Thank you, God. And Nature. For this most amazing day. For skies, couple-colored as a brindled cow.
And so it begins: Another day, typing. Thank you. I have as long as I need to write.
Yesterday, as I began letting more of what was coming out into my writing, I wrote this line: I am a piece of shit.
This led to a whirlwind of beholding, first this belief. She cowered before an aspect of me that scared her, so then I beheld that too: My perfectionism. Always wanting to be perfect so I can be above and beyond everyone else: untouchable, invulnerable, better than everyone. And underneath that pretense, at the roots of it, lay my entire feeling of unworthiness. Not worthy.
So I hung out there with that for a while. I can’t remember whether she shifted and how much, only that I was so exhausted afterwards I curled under a blanket on the couch and slept another hour and ½ despite the caffeine I’d had. It felt like I was sick and just needed to care for myself. I held my childhood stuffed animal snoopy, who looks not that much like snoopy, and I dosed.
Two penguin parents curve their black heads towards their chick on the front of the World Wild Life Fund’s 2019 calendar. They are more beautiful than anything I could dream up. Instead of feeling hopeless, I turn my focus back over and over again into this present moment from within my own life. It’s the only place I can make a difference, or help. And it’s not only by taking actions in the outside world: It’s also by taking action here, in the inside.

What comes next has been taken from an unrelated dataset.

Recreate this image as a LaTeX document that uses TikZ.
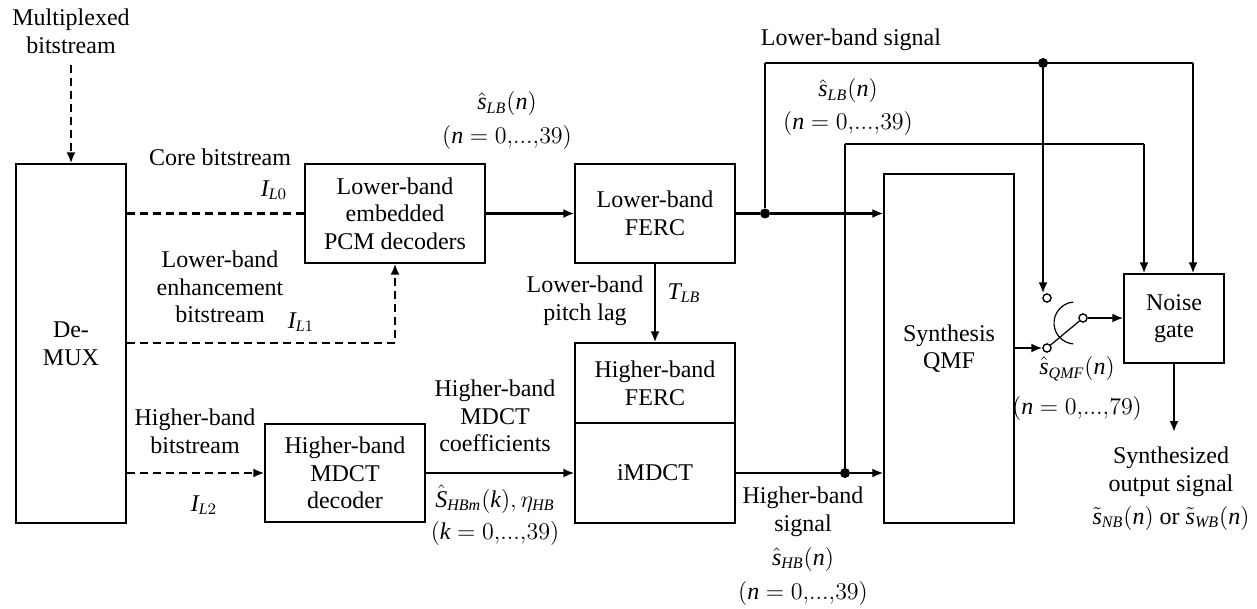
\documentclass[tikz,border=0pt]{standalone}
\usepackage{fontspec}
\setmainfont{Liberation Serif}
\usetikzlibrary{arrows.meta}
\newcommand{\mi}[1]{\mathit{#1}}
\newcommand{\rng}[2]{$(\mi{#1}=0{,}...{,}#2)$}
\begin{document}
\begin{tikzpicture}[x=0.5pt,y=-0.5pt,
  every node/.style={font=\fontsize{12}{13.8}\selectfont},
  box/.style={draw, line width=0.6pt, inner sep=0pt, align=center},
  lbl/.style={inner sep=0pt, align=center},
  conn/.style={line width=1.35pt},
  thinconn/.style={line width=0.8pt},
  arr/.style={conn, -{Latex[length=5.5pt,width=4.5pt]}},
  dashline/.style={line width=1.2pt, dash pattern=on 4pt off 2.5pt},
  dasharr/.style={dashline, -{Latex[length=5.5pt,width=4.5pt]}},
  dot/.style={circle, fill, inner sep=0pt, minimum size=5pt},
  swc/.style={circle, draw, fill=white, inner sep=0pt, minimum size=4pt, line width=0.6pt}]
\useasboundingbox (0,0) rectangle (1257,609);

% boxes
\node[box, minimum width=55pt, minimum height=179.5pt] (demux) at (71,343.5) {De-\\MUX};
\node[box, minimum width=90pt, minimum height=49.5pt] (pcm) at (395,213.5) {Lower-band\\embedded\\PCM decoders};
\node[box, minimum width=80pt, minimum height=49.5pt] (lferc) at (655,213.5) {Lower-band\\FERC};
\node[box, minimum width=80pt, minimum height=49pt] (hmdct) at (345,473) {Higher-band\\MDCT\\decoder};
\node[box, minimum width=80pt, minimum height=40pt] (hferc) at (655,383) {Higher-band\\FERC};
\node[box, minimum width=80pt, minimum height=50pt] (imdct) at (655,473) {iMDCT};
\node[box, minimum width=65pt, minimum height=174.5pt] (qmf) at (949,348.5) {Synthesis\\QMF};
\node[box, minimum width=50pt, minimum height=44.5pt] (noise) at (1174,318.5) {Noise\\gate};

% labels
\node[lbl] (mtxt) at (71,31) {Multiplexed\\bitstream};
\node[lbl] (core) at (220,157) {Core bitstream};
\node[lbl] (il0) at (274,190) {$\mi{I}_{\mi{L}0}$};
\node[lbl] (enh) at (220,287) {Lower-band\\enhancement\\bitstream};
\node[lbl] (il1) at (301,322) {$\mi{I}_{\mi{L}1}$};
\node[lbl] (hbs) at (195,431) {Higher-band\\bitstream};
\node[lbl] (il2) at (204,505) {$\mi{I}_{\mi{L}2}$};
\node[lbl] (slb1) at (507,104) {$\hat{\mi{s}}_{\mi{LB}}(\mi{n})$};
\node[lbl] (n1) at (507,138) {\rng{n}{39}};
\node[lbl] (pitch) at (585,301) {Lower-band\\pitch lag};
\node[lbl] (tlb) at (684,293) {$\mi{T}_{\mi{LB}}$};
\node[lbl] (hcoef) at (495,416) {Higher-band\\MDCT\\coefficients};
\node[lbl] (shbm) at (495,499) {$\hat{\mi{S}}_{\mi{HBm}}(\mi{k}),\eta_{\mi{HB}}$};
\node[lbl] (k1) at (495,533) {\rng{k}{39}};
\node[lbl] (hsig) at (803,512) {Higher-band\\signal};
\node[lbl] (shb) at (803,559) {$\hat{\mi{s}}_{\mi{HB}}(\mi{n})$};
\node[lbl] (n3) at (803,593) {\rng{n}{39}};
\node[lbl] (lsig) at (851,40) {Lower-band signal};
\node[lbl] (slb2) at (848,91) {$\hat{\mi{s}}_{\mi{LB}}(\mi{n})$};
\node[lbl] (n2) at (848,124) {\rng{n}{39}};
\node[lbl] (sqmf) at (1077,369) {$\hat{\mi{s}}_{\mi{QMF}}(\mi{n})$};
\node[lbl] (n4) at (1077,408) {\rng{n}{79}};
\node[lbl] (synth) at (1171,472) {Synthesized\\output signal};
\node[lbl] (sout) at (1171,518) {$\tilde{\mi{s}}_{\mi{NB}}(\mi{n})$ or $\tilde{\mi{s}}_{\mi{WB}}(\mi{n})$};

% coordinates and dots
\coordinate (mstart) at (71,65);
\coordinate (c1) at (395,343);
\node[dot] (d1) at (765,213.5) {};
\coordinate (t1) at (765,63);
\node[dot] (d2) at (1043,63) {};
\coordinate (t2) at (1193,63);
\node[dot] (d3) at (845,473) {};
\coordinate (t3) at (845,144);
\coordinate (t4) at (1144,144);
\node[swc] (s1) at (1047,298) {};
\node[swc] (s2) at (1047,348) {};
\node[swc] (s3) at (1083,318) {};
\coordinate (outend) at (1174,432);

% dashed connectors
\draw[dasharr] (mstart) -- (demux.north);
\draw[dashline] (demux.east |- pcm.west) -- (pcm.west);
\draw[dasharr] (demux.east |- c1) -- (c1) -- (pcm.south);
\draw[dasharr] (demux.east |- hmdct.west) -- (hmdct.west);

% solid connectors
\draw[arr] (pcm.east) -- (lferc.west);
\draw[arr] (lferc.south) -- (hferc.north);
\draw[arr] (hmdct.east) -- (imdct.west);
\draw[conn] (lferc.east) -- (d1);
\draw[arr] (d1) -- (d1 -| qmf.west);
\draw[conn] (d1) -- (t1);
\draw[thinconn] (t1) -- (t2);
\draw[arr] (t2) -- (t2 |- noise.north);
\draw[arr] (d2) -- (d2 |- s1.north);
\draw[conn] (imdct.east) -- (d3);
\draw[arr] (d3) -- (d3 -| qmf.west);
\draw[conn] (d3) -- (t3);
\draw[thinconn] (t3) -- (t4);
\draw[arr] (t4) -- (t4 |- noise.north);
\draw[arr] (qmf.east |- s2) -- (s2.west);
\draw[line width=0.6pt] (s2) -- (s3);
\draw[line width=0.6pt] ([shift={(95:10.5pt)}]1075,323) arc[start angle=95, end angle=265, radius=10.5pt];
\draw[arr] (s3) -- (s3 -| noise.west);
\draw[arr] (noise.south) -- (outend);
\node[swc] at (s1) {};
\node[swc] at (s2) {};
\node[swc] at (s3) {};
\end{tikzpicture}
\end{document}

I’m trying to bring these two together. They arrive. They eye each other from different rooms in my childhood home, separated only by details & dimensions. We are one. But part of me always runs away from the connection. She hides.
You’d have thought I’d made no progress at all the way she’s vanished just as I would have introduced her to you. But there used to be underground tunnels she hid in that stretched for miles. The fact we inhabit the same dwelling, that we could almost touch, that we made the same page for a while, marks enormous growth. What’s sad and funny is that the result seems similar. And yet, when I inhale, she’s there. I cannot force her into the world. Force is always a bad idea.
But in my beingness, my breath, my simply staying present, she sighs and joins me. She reads over my shoulder. The attention makes her nervous, though. She’d like for me to stop writing about her now.
I may have to stop writing soon, because I’m getting sleepy. Will this be my pattern, then? To write and then crash under my blankets, holding my stuffed animals? This sounds exactly like me, and if my teeth were smaller and I younger I’d also suck my thumb. And what of it? Great things are managed sometimes while holding our own hands. Yes, I will stay a minute, my dear. Yes, I will tuck you in.